What the task requires -
Pictures excluded, return the lines below from the first through the line holding "of cons.north] (constext)".

[Plotting code records]
------
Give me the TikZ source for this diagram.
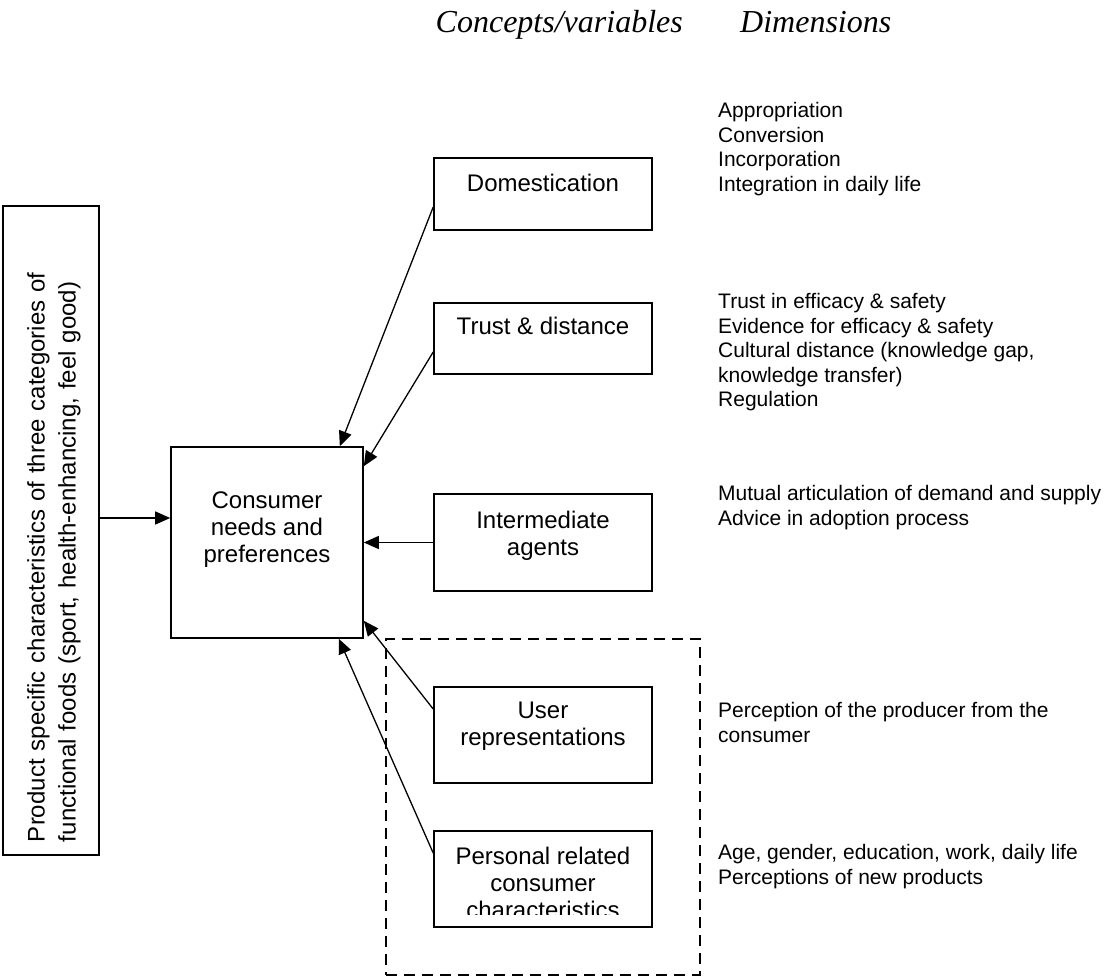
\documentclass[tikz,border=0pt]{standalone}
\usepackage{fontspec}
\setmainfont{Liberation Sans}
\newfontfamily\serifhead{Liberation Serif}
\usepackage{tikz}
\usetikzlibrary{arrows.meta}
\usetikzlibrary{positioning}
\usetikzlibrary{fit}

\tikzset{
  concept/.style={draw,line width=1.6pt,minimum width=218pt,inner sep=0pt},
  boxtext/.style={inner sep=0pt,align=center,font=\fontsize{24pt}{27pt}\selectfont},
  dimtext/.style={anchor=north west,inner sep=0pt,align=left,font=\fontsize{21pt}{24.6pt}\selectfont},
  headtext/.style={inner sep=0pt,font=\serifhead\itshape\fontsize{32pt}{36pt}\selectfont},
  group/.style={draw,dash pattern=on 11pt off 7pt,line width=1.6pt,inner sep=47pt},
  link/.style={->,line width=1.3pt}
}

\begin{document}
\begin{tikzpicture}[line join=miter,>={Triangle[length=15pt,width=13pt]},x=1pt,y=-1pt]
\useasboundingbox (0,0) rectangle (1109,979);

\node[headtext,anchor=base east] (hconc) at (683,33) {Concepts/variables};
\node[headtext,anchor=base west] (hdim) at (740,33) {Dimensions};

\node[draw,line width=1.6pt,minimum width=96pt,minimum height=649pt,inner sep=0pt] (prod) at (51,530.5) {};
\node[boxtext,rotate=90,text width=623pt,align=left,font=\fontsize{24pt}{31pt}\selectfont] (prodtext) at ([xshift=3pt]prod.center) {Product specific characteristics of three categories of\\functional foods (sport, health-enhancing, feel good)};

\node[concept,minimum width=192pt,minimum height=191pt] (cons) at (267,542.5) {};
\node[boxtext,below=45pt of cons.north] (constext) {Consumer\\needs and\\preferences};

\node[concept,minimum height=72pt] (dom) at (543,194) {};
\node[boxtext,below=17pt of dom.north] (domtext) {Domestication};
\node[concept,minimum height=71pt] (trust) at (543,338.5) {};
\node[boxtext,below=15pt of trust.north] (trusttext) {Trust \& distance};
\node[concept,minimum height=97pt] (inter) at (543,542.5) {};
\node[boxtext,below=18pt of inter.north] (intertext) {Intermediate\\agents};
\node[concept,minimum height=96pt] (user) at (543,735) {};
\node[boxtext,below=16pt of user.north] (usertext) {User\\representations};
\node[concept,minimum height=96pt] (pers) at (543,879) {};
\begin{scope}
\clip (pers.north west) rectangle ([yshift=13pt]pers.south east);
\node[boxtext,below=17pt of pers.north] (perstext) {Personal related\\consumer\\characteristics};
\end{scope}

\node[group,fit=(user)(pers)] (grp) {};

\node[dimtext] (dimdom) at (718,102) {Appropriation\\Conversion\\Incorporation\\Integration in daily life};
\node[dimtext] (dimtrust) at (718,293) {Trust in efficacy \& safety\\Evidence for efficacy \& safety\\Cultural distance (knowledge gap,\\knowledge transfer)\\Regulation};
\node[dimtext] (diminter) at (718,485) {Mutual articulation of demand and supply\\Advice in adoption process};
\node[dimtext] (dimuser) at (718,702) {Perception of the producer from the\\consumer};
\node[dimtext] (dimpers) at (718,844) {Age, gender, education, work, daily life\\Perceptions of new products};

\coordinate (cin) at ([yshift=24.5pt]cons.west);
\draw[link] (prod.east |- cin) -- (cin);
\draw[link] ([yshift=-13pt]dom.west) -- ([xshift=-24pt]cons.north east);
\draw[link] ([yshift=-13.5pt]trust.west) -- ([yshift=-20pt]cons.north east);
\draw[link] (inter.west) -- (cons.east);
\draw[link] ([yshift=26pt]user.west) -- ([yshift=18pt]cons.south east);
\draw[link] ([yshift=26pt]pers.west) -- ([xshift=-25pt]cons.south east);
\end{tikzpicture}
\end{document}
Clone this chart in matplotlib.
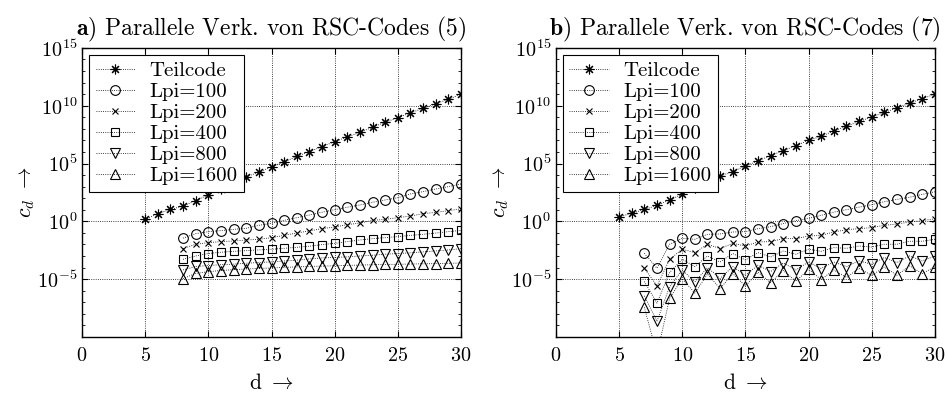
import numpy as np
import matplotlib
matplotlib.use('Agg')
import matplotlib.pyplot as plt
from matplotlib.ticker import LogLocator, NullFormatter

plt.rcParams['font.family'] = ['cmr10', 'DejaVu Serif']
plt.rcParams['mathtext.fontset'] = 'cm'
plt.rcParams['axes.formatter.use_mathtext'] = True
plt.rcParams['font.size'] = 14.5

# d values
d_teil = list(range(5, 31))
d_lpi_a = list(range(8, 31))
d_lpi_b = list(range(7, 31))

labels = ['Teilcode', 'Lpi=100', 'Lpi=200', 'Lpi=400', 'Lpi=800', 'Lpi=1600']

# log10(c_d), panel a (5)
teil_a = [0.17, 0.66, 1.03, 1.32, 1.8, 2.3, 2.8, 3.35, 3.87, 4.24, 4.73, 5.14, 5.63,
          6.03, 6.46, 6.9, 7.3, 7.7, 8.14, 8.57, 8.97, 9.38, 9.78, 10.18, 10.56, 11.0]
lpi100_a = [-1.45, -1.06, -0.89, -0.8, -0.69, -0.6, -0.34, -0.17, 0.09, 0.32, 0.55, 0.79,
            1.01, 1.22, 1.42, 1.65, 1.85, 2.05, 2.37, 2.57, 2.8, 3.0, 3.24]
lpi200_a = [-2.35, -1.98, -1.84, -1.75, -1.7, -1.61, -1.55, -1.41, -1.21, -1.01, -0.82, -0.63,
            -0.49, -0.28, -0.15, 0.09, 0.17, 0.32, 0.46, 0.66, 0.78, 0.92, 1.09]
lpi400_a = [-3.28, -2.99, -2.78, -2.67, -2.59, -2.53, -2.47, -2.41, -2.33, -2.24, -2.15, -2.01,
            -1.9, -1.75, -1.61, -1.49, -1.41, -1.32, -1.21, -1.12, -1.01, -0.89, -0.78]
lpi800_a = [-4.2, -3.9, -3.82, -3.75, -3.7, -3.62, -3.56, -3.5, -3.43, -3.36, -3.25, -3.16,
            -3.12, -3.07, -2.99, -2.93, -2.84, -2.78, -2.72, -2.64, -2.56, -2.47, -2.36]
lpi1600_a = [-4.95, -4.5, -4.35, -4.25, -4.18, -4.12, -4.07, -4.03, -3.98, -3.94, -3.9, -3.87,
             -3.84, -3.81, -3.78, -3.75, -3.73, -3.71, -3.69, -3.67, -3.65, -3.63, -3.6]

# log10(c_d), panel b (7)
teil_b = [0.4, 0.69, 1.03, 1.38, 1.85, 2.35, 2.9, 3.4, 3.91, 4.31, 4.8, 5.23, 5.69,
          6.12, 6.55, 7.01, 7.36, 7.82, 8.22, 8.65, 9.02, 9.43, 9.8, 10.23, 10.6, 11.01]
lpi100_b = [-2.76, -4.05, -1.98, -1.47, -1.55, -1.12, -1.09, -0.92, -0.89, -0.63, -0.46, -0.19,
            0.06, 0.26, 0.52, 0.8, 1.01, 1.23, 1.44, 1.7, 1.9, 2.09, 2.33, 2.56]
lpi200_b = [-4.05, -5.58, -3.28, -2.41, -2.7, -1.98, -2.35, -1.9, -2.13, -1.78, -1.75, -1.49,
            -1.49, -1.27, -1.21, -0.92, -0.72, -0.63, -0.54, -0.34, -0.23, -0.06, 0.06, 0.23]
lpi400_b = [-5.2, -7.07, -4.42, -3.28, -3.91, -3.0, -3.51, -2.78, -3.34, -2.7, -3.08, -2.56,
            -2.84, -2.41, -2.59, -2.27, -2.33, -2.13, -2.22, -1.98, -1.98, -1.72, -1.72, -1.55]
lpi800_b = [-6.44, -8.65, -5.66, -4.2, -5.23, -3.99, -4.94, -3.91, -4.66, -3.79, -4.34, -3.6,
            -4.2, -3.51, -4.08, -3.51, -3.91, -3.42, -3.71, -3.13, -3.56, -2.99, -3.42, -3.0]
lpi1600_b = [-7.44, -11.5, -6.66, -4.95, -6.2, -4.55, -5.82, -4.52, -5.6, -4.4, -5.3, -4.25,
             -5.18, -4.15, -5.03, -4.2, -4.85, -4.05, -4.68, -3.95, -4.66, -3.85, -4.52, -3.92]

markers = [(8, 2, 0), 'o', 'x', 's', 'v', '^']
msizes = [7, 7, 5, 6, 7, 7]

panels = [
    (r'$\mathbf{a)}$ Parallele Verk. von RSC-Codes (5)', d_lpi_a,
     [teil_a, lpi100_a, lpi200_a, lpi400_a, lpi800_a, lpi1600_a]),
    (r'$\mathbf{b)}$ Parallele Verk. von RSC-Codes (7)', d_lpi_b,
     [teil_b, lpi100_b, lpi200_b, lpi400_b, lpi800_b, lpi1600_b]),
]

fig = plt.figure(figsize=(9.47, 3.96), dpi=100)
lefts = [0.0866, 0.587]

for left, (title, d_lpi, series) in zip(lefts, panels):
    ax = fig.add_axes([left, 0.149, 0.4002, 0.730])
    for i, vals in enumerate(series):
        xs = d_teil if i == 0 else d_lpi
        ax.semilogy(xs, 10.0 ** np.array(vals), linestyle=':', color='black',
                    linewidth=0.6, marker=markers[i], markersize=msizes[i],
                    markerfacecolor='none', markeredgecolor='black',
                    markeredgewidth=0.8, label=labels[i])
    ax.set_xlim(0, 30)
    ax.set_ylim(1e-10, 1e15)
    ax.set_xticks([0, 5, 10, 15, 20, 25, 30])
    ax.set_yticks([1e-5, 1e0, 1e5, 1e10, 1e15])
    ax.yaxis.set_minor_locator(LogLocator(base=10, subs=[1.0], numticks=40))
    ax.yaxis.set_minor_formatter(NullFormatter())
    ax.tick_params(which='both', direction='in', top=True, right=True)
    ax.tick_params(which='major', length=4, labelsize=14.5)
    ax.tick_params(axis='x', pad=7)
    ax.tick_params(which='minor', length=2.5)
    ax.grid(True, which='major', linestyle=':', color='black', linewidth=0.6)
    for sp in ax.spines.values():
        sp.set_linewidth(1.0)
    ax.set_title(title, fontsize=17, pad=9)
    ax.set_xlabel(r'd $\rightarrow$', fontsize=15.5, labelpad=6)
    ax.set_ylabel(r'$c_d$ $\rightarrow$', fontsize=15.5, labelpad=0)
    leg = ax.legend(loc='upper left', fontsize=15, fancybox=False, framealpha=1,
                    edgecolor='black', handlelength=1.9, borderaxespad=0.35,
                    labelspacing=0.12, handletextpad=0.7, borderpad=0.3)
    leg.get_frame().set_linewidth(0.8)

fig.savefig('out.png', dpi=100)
------
Expected output -
Give me the TikZ source for this diagram.
\documentclass[tikz,border=0pt]{standalone}
\usepackage{fontspec}
\setmainfont{Liberation Sans}
\newfontfamily\serifhead{Liberation Serif}
\usepackage{tikz}
\usetikzlibrary{arrows.meta}
\usetikzlibrary{positioning}
\usetikzlibrary{fit}

\tikzset{
  concept/.style={draw,line width=1.6pt,minimum width=218pt,inner sep=0pt},
  boxtext/.style={inner sep=0pt,align=center,font=\fontsize{24pt}{27pt}\selectfont},
  dimtext/.style={anchor=north west,inner sep=0pt,align=left,font=\fontsize{21pt}{24.6pt}\selectfont},
  headtext/.style={inner sep=0pt,font=\serifhead\itshape\fontsize{32pt}{36pt}\selectfont},
  group/.style={draw,dash pattern=on 11pt off 7pt,line width=1.6pt,inner sep=47pt},
  link/.style={->,line width=1.3pt}
}

\begin{document}
\begin{tikzpicture}[line join=miter,>={Triangle[length=15pt,width=13pt]},x=1pt,y=-1pt]
\useasboundingbox (0,0) rectangle (1109,979);

\node[headtext,anchor=base east] (hconc) at (683,33) {Concepts/variables};
\node[headtext,anchor=base west] (hdim) at (740,33) {Dimensions};

\node[draw,line width=1.6pt,minimum width=96pt,minimum height=649pt,inner sep=0pt] (prod) at (51,530.5) {};
\node[boxtext,rotate=90,text width=623pt,align=left,font=\fontsize{24pt}{31pt}\selectfont] (prodtext) at ([xshift=3pt]prod.center) {Product specific characteristics of three categories of\\functional foods (sport, health-enhancing, feel good)};

\node[concept,minimum width=192pt,minimum height=191pt] (cons) at (267,542.5) {};
\node[boxtext,below=45pt of cons.north] (constext) {Consumer\\needs and\\preferences};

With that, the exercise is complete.